Procura di Milano nei guai al Csm. I giudici rivelano: manovre dei pm sulla sentenza Eni

Corridoi deserti. Porte chiuse. Musi lunghi. Bocche cucite. La sensazione palpabile che si sia consumato qualcosa di irreparabile, e che nulla possa riportare la serenità nell'ufficio giudiziario che per decenni ha svolto un ruolo cruciale nella vita del Paese

Procura di Milano nei guai al Csm. I giudici rivelano: manovre dei pm sulla sentenza Eni

Corridoi deserti. Porte chiuse. Musi lunghi. Bocche cucite. La sensazione palpabile che si sia consumato qualcosa di irreparabile, e che nulla possa riportare la serenità nell'ufficio giudiziario che per decenni ha svolto un ruolo cruciale nella vita del Paese. Il «day after» della Procura della Repubblica di Milano, dopo la ribellione di quasi tutti i pubblici ministeri contro il capo Francesco Greco e in difesa del collega Paolo Storari, racconta anche visivamente come si sia toccato il punto di non ritorno. L'ufficio del procuratore Greco è chiuso e buio, buie le stanze dei pochi magistrati che gli sono rimasti vicini, quelli del «cerchio magico» contro cui durava da mesi il mugugno che il «caso Storari» ha scatenato.

La partita, ieri e oggi, si gioca 500 chilometri più a sud, nella sede del Consiglio superiore della magistratura, investito in pieno dal ciclone dei verbali del «caso Amara» e dai veleni della Procura milanese. Davanti al Csm oggi sfileranno una lunga serie di toghe milanesi: compresi i leader della protesta, il capo dell'Antiterrorismo Alberto Nobili e la giovane pm Francesca Crupi. Ma già ieri è stato sentito il magistrato che di questa vicenda è incolpevolmente al centro: Marco Tremolada, il giudice del caso Eni che il procuratore aggiunto Fabio De Pasquale (con la benedizione o almeno la tolleranza di Greco) ha cercato di infangare usando i verbali di Amara, per impedirgli di assolvere gli imputati. È stato quello il primo errore del «cerchio magico».

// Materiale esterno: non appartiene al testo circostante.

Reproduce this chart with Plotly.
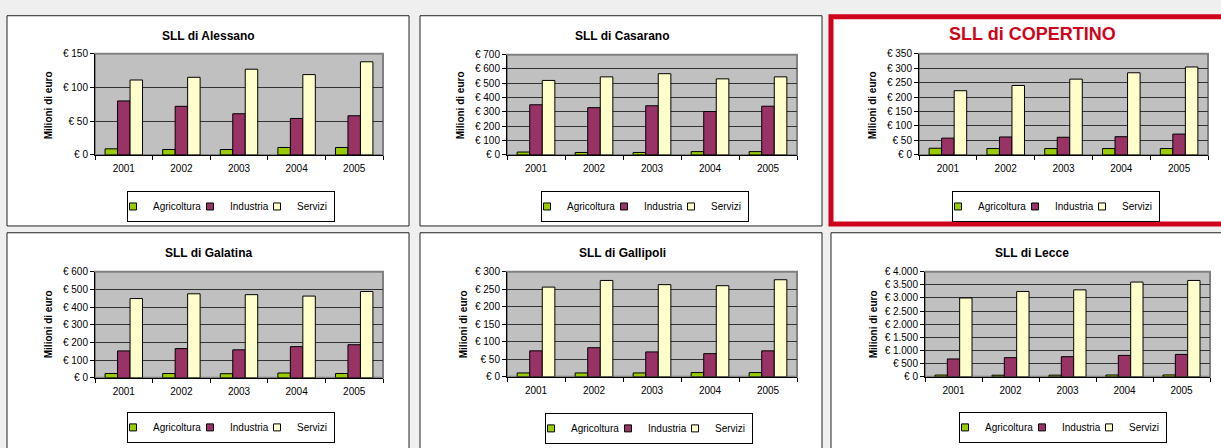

L'interrogatorio di Tremolada dura poco più di mezz'ora. Avviene a porte chiuse, i verbali sono secretati. Ma si apprende che sia Tremolada che il suo superiore diretto, il presidente del tribunale Roberto Bichi, hanno confermato il dato cruciale, quello da cui nasce tutto: le pressioni della Procura per condizionare l'esito del processo Eni. Hanno risposto alle domande dei membri del Csm, hanno fornito carte. E le loro rivelazioni condizioneranno inevitabilmente la scelta delicata che attende il Csm venerdì, quando il Consiglio dovrà decidere la sorte di Storari, di cui il procuratore generale della Cassazione Giovanni Salvi ha chiesto la rimozione immediata da Milano in quanto nocivo alla «serenità» dell'ufficio. Il documento firmato da oltre cento magistrati dimostra che se qualcuno a Milano turba la serenità del palazzo di giustizia non è certo Storari. Ieri Tremolada e Bichi indicano che i problemi erano ben altri. E se Nobili e gli altri confermeranno il contenuto della lettera, per il Csm cacciare Storari diverrà impossibile. Ma a questo punto è chiaro che se Storari viene lasciato a Milano a uscire sconfitto dal caso è, insieme agli attuali vertici della Procura milanese, anche Giovanni Salvi, il pg della Cassazione, il magistrato più potente d'Italia.

E c'è già chi sta affilando le armi contro il pg: ieri in difesa di Storari scende in campo Articolo 101, la agguerrita corrente di minoranza dell'Associazione nazionale magistrati.

È possibile, dice in un comunicato, che della vicenda Amara «l'unico chiamato a risponderne sia Storari»? Ma soprattutto viene sollevato il problema della «credibilità del procuratore generale Giovanni Salvi»: «È noto che il procuratore generale appartiene alla corrente a cui per tradizione è affidata la guida della Procura di Milano, scena principale dello spettacolo in cui si inserisce la condotta contestata a Storari». Cioè Magistratura democratica.